The president plans to announce steps he will take to assist people struggling to pay off their student loans. They will not require congressional authorization.
The announcement in Denver will take place on the final day of Obama’s three-day trip through western states. It also comes at a time when many of the Occupy Wall Street protesters are demanding forgiveness of student loans.
“I don’t think he would go as far as student loan forgiveness, but even if it’s just increasing federal subsidies, it’s problematic for a number of reasons,” Lindsey Burke, an education policy analyst for the conservative Heritage Foundation, told CNSNews.com.
“Any time you increase subsidies for student loans you are saying to the three-quarters of people who did not graduate from college that you are going to put the burden of paying for college on their backs – even though they did not attend college,” she said.
Andrew Gillen, research director for the Center for College Affordability and Productivity, was uncertain what the president would propose, but anticipates the possibility of plans to expand the income-based repayment plan.
Under Obama, the amount a borrower must repay was reduced to no more than 10 percent of annual income, a reduction from the previous rate of 15 percent.
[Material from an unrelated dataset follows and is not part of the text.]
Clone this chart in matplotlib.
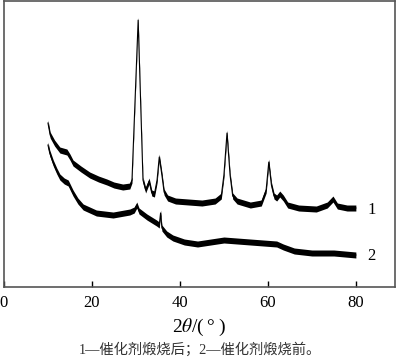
import matplotlib
matplotlib.use("Agg")
import matplotlib.pyplot as plt
import numpy as np

plt.rcParams['font.family'] = ['Liberation Serif', 'Noto Sans CJK SC']
plt.rcParams['mathtext.fontset'] = 'stix'

# 1 - after calcination (2theta, intensity a.u.)
two_theta_1 = [10.0, 10.5, 11.5, 12.7, 13.5, 14.3, 15.0, 15.7, 17.5, 19.5, 21.5, 23.4, 25, 27, 28.6,
               29.1, 30.5, 31.6, 32.2, 33.0, 33.6, 34.2, 34.8, 35.3, 35.9, 36.4, 37.2,
               39, 42, 45, 48, 49.4, 50.0, 50.7, 51.4, 52.0, 53, 56, 58.5, 59.6, 60.2,
               60.8, 61.4, 62, 62.7, 63.5, 64.5, 67, 71, 73.5, 74.8, 75.8, 78, 80]
inten_1 = [164, 152, 144, 137, 136, 135, 130, 124, 118, 112, 108, 105, 102, 100, 101,
           107, 267, 107, 97, 106, 94, 93, 107, 130, 112, 95, 89,
           86, 85, 84, 86, 91, 112, 154, 112, 91, 86, 82, 84, 97, 125,
           102, 91, 89, 93, 89, 82, 79, 78, 82, 88, 81, 79, 79]

# 2 - before calcination
two_theta_2 = [10.0, 10.4, 11.2, 12.0, 12.7, 13.7, 14.6, 15.7, 16.8, 18, 21, 24.8, 28.6,
               29.6, 30.2, 30.7, 32.5, 34.7, 35.3, 35.6, 35.9, 37, 38.4, 41, 44, 47,
               50, 53, 56, 59, 62, 63.5, 66, 70, 75, 80]
inten_2 = [142, 134, 124, 116, 110, 106, 104, 94, 86, 80, 74, 72, 75,
           77, 82, 76, 70, 64, 62, 74, 59, 53, 49, 45, 43, 45,
           47, 46, 45, 44, 43, 40, 36, 34, 34, 32]

xticks = [0, 20, 40, 60, 80]
caption = "1\u2014催化剂煅烧后；2\u2014催化剂煅烧前。"

fig = plt.figure(figsize=(4.0, 3.61), dpi=100)
ax = fig.add_axes([0.01, 0.205, 0.9775, 0.792])

for xs, ys in [(two_theta_1, inten_1), (two_theta_2, inten_2)]:
    xs = np.array(xs)
    ys = np.array(ys)
    ax.fill_between(xs, ys - 3, ys + 3, color='black', lw=0)
    ax.plot(xs, ys, color='black', lw=0.8)

ax.text(82.7, 77, "1", fontsize=12, va='center', ha='left')
ax.text(82.7, 31, "2", fontsize=12, va='center', ha='left')

ax.set_xlim(0, 88.9)
ax.set_ylim(0, 286)
ax.set_xticks(xticks)
ax.set_yticks([])
ax.tick_params(axis='x', direction='in', length=4, width=1, labelsize=12, pad=6)
for s in ax.spines.values():
    s.set_color('#555555')
    s.set_linewidth(1.2)

ax.set_xlabel(r"2$\theta$/(" + "\u2009°\u2009)", fontsize=14, labelpad=4)
fig.text(0.5, 0.033, caption, fontsize=10.3, ha='center', va='center', color='#333333')

fig.savefig("out.png", dpi=100)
This applies to those living at 150 percent of the poverty level, or about $33,000 per year for a family of four.
“I don’t really see much he can really do just by an executive order,” Gillen told CNSNews.com.
“The cause of the problem is that tuition is too expensive and students need to take out unmanageable debt,” he added. “The solution to that is not to say, ‘OK, you can still take out the debt and we’ll pay it for you.’ It’s to figure out what’s causing all this so that students don’t have to take out unmanageable debt. That’s why I don’t like the income based repayment program.”
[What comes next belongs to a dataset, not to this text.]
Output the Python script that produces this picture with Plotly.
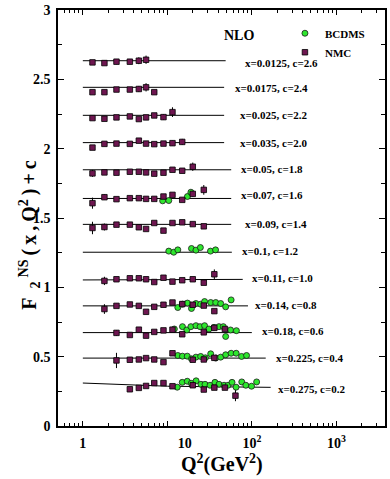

Beginning last July, new college loans were arranged directly through the Department of Education. The shift eliminated the federally subsidized Family Education Loan Program which involved private lenders, establishing a near monopoly by the federal government.
Under the previous subsidized system, private institutions would agree to issue student loans at government-determined interest rates. They could then be reimbursed by the government if they lost money.
There are still some private lenders in the market place, but American Banker reported earlier this month that the number has dropped from 25 percent of loans in 2007 to just 10 percent this year.
The changes to the income-based repayment policy was part of the 2009 American Recovery and Reinvestment Act, while the shift from subsidized student loans to direct government loans was part of the Patient Protection and Affordable Care Act, Gillen explained.
Another element in the new student loan rules enacted by Obama allows borrowers who make their required monthly payments to have the remaining balance forgiven after 20 years, down from 25 years under the earlier regulations – but only if they work in the public sector or for a non-profit organization.
Burke said more attainable student loans have only served to drive the cost of tuition higher.
“Just historically, when we look at federal involvement in subsidizing student loans, it does nothing to get at the real problem, which is the cost of college,” she said. “Pell grants increased 475 percent while at the same time the cost of attending college has increase 439 percent since 1982.
“You get this false sense of purchasing power that incentivizes colleges to raise tuition and sends the student scrambling back for more college loans,” Burke said. “It really creates a vicious cycle that does nothing to mitigate the cost of attending college.”
Putting greater focus on online courses and streamlining faculty and administration would lower the price of providing a college education, she argued.
“We need to think about encouraging state universities to put more content online. When we see this seismic shift to online learning, I think we’ll see the higher ed bubble burst,” Burke said.